Это понимание и это видение должны ранить, порождать ощущение какого-то несоответствия, неблагополучия в том, что так близко касалось не только его лично, но – через него – искусства. Тем удивительнее мужество, скромность, достоинство, терпение, с каким он встречал и перенес свою нелегкую судьбу в литературе. Он не навязывал себя современности, не спорил с нею, так как уважал ее и твердо знал, что придет время, когда современность к нему вновь обратится. Это время не за горами.
Асмус произнес сдержанную, смелую речь. Он говорил о том, что умер писатель, вместе с Пушкиным, Достоевским, Толстым составляющий славу русской литературы, что если даже мы не во всем можем с ним согласиться, то все мы, однако, обязаны ему благодарностью за то, что он дал пример непреклонной честности, неподкупной совести и героического отношения к своему долгу писателя.
На кладбище царила тишина, и все внимательно слушали. Потом актер Голубенцев прочитал стихи: «О, знал бы я, что так бывает…» Раздались выкрики рабочих, хорошо нас знавших, кричали, что Пастернак написал роман, в котором «высказал правду, а ублюдки его запретили». Ко мне опять бросились распорядители, прося прекратить речи, но я сказала, что ничего страшного в этих выкриках нет. Они были очень взволнованы, и мне стало их жаль. Я просила их объявить, чтобы подходили прощаться, через десять минут будем опускать гроб. У меня в голове вертелись следующие слова, которые показались бы парадоксальными тем, кто его не знал: «Прощай, настоящий большой коммунист, ты своей жизнью доказывал, что достоин этого звания». Но этого я не сказала вслух. Я в последний раз поцеловала его. Гроб стали опускать в яму, по крышке застучали комья земли, мне сделалось дурно, и меня на машине увезли домой.

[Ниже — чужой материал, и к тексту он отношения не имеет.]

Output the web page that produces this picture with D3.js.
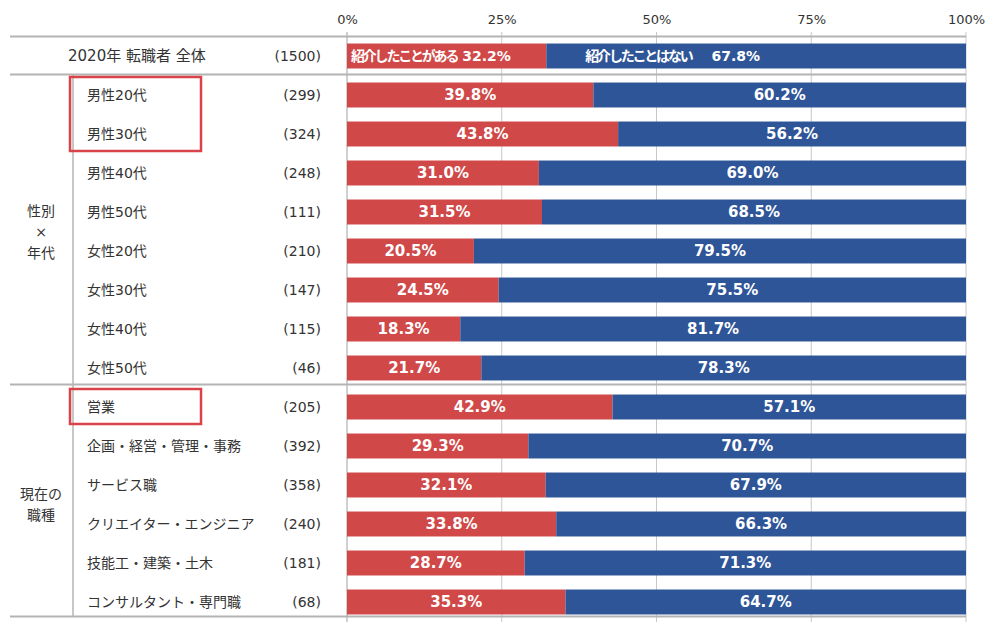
<!DOCTYPE html>
<html><head><meta charset="utf-8">
<script src="https://cdn.jsdelivr.net/npm/d3@7"></script>
<style>
html,body{margin:0;padding:0;background:#fff;}
svg{display:block;font-family:"DejaVu Sans","Noto Sans CJK JP",sans-serif;}
</style></head>
<body>
<svg id="chart" width="1006" height="630"></svg>
<script>
const categories = ["2020年 転職者 全体","男性20代","男性30代","男性40代","男性50代","女性20代","女性30代","女性40代","女性50代","営業","企画・経営・管理・事務","サービス職","クリエイター・エンジニア","技能工・建築・土木","コンサルタント・専門職"];
const counts = [1500,299,324,248,111,210,147,115,46,205,392,358,240,181,68];
const yesValues = [32.2,39.8,43.8,31.0,31.5,20.5,24.5,18.3,21.7,42.9,29.3,32.1,33.8,28.7,35.3];
const noValues = [67.8,60.2,56.2,69.0,68.5,79.5,75.5,81.7,78.3,57.1,70.7,67.9,66.3,71.3,64.7];
const seriesNames = ["紹介したことがある","紹介したことはない"];
const tickValues = [0,25,50,75,100];
const groupLabels = [["性別","×","年代"],["現在の","職種"]];
const groupRanges = [[1,8],[9,14]];
const highlightRanges = [[1,2],[9,9]];

const RED = "#d04848", BLUE = "#2e5597";
const svg = d3.select("#chart");
const x = d3.scaleLinear().domain([0,100]).range([347,966]).clamp(true);
const y = d3.scaleBand().domain(categories).range([36.5,621.5]).paddingInner(0.36).paddingOuter(0.18);
const bw = y.bandwidth();
const cy = c => y(c) + bw/2;

// gridlines
svg.append("g").selectAll("line").data(tickValues).join("line")
  .attr("x1", d => x(d)).attr("x2", d => x(d))
  .attr("y1", 32).attr("y2", 622)
  .attr("stroke", d => d === 0 ? "#a0a0a0" : "#c8c8c8").attr("stroke-width", 1);

// top axis labels
const axis = d3.axisTop(x).tickValues(tickValues).tickFormat(d => d + "%").tickSize(0).tickPadding(0);
const ag = svg.append("g").attr("transform", "translate(0,24)").call(axis);
ag.select(".domain").remove();
ag.selectAll("text").attr("font-size", 13).attr("fill", "#333").attr("font-family", "DejaVu Sans, Noto Sans CJK JP, sans-serif");

// horizontal separators
const sepYs = [y(categories[0]) - 7, y(categories[1]) - 8, y(categories[groupRanges[1][0]]) - 10, y(categories[categories.length-1]) + bw + 2];
svg.append("g").selectAll("line").data(sepYs).join("line")
  .attr("x1", 10).attr("x2", 966).attr("y1", d => d).attr("y2", d => d)
  .attr("stroke", "#b4b4b4").attr("stroke-width", 2);

// vertical line separating group labels
svg.append("line").attr("x1", 73).attr("x2", 73)
  .attr("y1", sepYs[1]).attr("y2", sepYs[3]).attr("stroke", "#b4b4b4").attr("stroke-width", 1.5);

// bars
const rows = categories.map((c,i) => ({c, i, yes: yesValues[i], no: noValues[i]}));
const bars = svg.append("g");
bars.selectAll("rect.yes").data(rows).join("rect").attr("class","yes")
  .attr("x", x(0)).attr("y", d => y(d.c)).attr("height", bw)
  .attr("width", d => x(d.yes) - x(0)).attr("fill", RED);
bars.selectAll("rect.no").data(rows).join("rect").attr("class","no")
  .attr("x", d => x(d.yes)).attr("y", d => y(d.c)).attr("height", bw)
  .attr("width", d => x(d.yes + d.no) - x(d.yes)).attr("fill", BLUE);

// bar labels
const lab = svg.append("g").attr("fill", "#fff").attr("font-weight", "bold");
rows.slice(1).forEach(d => {
  lab.append("text").attr("x", (x(0) + x(d.yes))/2).attr("y", cy(d.c)).attr("dy", "0.36em")
    .attr("text-anchor", "middle").attr("font-size", 15).text(d.yes.toFixed(1) + "%");
  lab.append("text").attr("x", (x(d.yes) + x(d.yes + d.no))/2).attr("y", cy(d.c)).attr("dy", "0.36em")
    .attr("text-anchor", "middle").attr("font-size", 15).text(d.no.toFixed(1) + "%");
});
const r0 = rows[0];
const t1 = lab.append("text").attr("x", x(0) + 4).attr("y", cy(r0.c)).attr("dy", "0.36em").attr("font-size", 14);
t1.append("tspan").attr("letter-spacing", -2.2).text(seriesNames[0]);
t1.append("tspan").attr("dx", 5).text(r0.yes.toFixed(1) + "%");
const t2 = lab.append("text").attr("x", x(r0.yes) + 39).attr("y", cy(r0.c)).attr("dy", "0.36em").attr("font-size", 14);
t2.append("tspan").attr("letter-spacing", -2.2).text(seriesNames[1]);
t2.append("tspan").attr("dx", 20).text(r0.no.toFixed(1) + "%");

// row labels and counts
const tg = svg.append("g").attr("fill", "#333").attr("font-size", 14);
rows.forEach(d => {
  tg.append("text").attr("x", d.i === 0 ? 68 : 87).attr("y", cy(d.c)).attr("dy", "0.36em")
    .attr("font-size", d.i === 0 ? 15 : 14).text(d.c);
  tg.append("text").attr("x", 321).attr("y", cy(d.c)).attr("dy", "0.36em")
    .attr("text-anchor", "end").text("(" + counts[d.i] + ")");
});

// group labels
groupLabels.forEach((lines, gi) => {
  const [a,b] = groupRanges[gi];
  const mid = (cy(categories[a]) + cy(categories[b]))/2;
  const lh = 21;
  const t = tg.append("text").attr("text-anchor", "middle");
  lines.forEach((ln, k) => {
    t.append("tspan").attr("x", 41)
      .attr("y", mid + (k - (lines.length-1)/2) * lh).attr("dy", "0.36em").text(ln);
  });
});

// highlight boxes
svg.append("g").selectAll("rect").data(highlightRanges).join("rect")
  .attr("x", 70).attr("width", 131)
  .attr("y", d => cy(categories[d[0]]) - 18)
  .attr("height", d => cy(categories[d[1]]) + 17 - (cy(categories[d[0]]) - 18))
  .attr("fill", "none").attr("stroke", "#d9434a").attr("stroke-width", 2.5);
</script>
</body></html>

Дорогой Евгений Борисович! Я не могла приехать на похороны Вашего отца. У меня бы не хватило сил, и я поздно узнала. Мне некуда было дать телеграмму – о вдове у меня сохранились такие воспоминания, что об этом не могло быть и речи. Сразу я подумала о вас, хотя мы с вами не знакомы. Но не знала адреса. Это письмо поэтому опоздало, но пусть хоть поздно, но все же придет. Вы, вероятно, знаете отношение О.М.[374] к Борису Леонидовичу. Однажды он сказал Анне Андреевне: «Я так много думаю о Пастернаке, что даже устал»… Он писал о нем. В те тяжелые дни, когда дошла весть о смерти О.М., ваш отец был единственным писателем, который ко мне пришел. Ночью, на следующий день после ареста О.М., в тридцать четвертом году, его довез к нашему дому Демьян Бедный, и мы втроем (с А.А.) долго сидели и говорили «о жизни и смерти». Когда-то я была у него в Переделкине и от него узнала, что такое книга стихов. Не цикл, не ряд стихов, а именно книга. Он говорил о «чуде становления книги». Когда О.М. был в Воронеже, они разговаривали через меня. Были у нас трудные разговоры (у меня с ним), и он их помнил, и я их помню. С О.М. этого не бывало. О.М. считал, что Борис Леонидович «всегда прав». Это о «правоте» поэта. Речь у нас с ним шла о нашей жизни и о поэте в ней. Я рада, что под конец этого спора бы не было: поэт всегда прав. … Думая о нем эти дни, я представляю его себе не молодым, которым я его знала, а стариком. Могущественным и великолепным. Я знаю, что он был чудом, самым обыкновенным чудом. С ним мы хоронили эпоху. Мы в ней бились и разбивали себе головы. И он гудел как орган. Мне сказали, что в гробу он впервые стал евреем – еврейским пророком. Этот москвич, дачник, гуляющий по переделкинским рощам, этот ревущий орган, этот еврейский пророк – пусть он лежит в земле; он оставил нам страшно много и разбудил огромные массы людей. Я это точно знаю. Видела. У него было блестящее чувство времени, и то, что он сделал, он сделал вовремя. Последствия этого неисчислимы.
30 мая, вечером, – это дни сдачи экзаменов за школу, – возле метро «Кировские ворота» я и Сумеркин встретились с его школьной подругой, которая нам сказала: «Классик умер сегодня».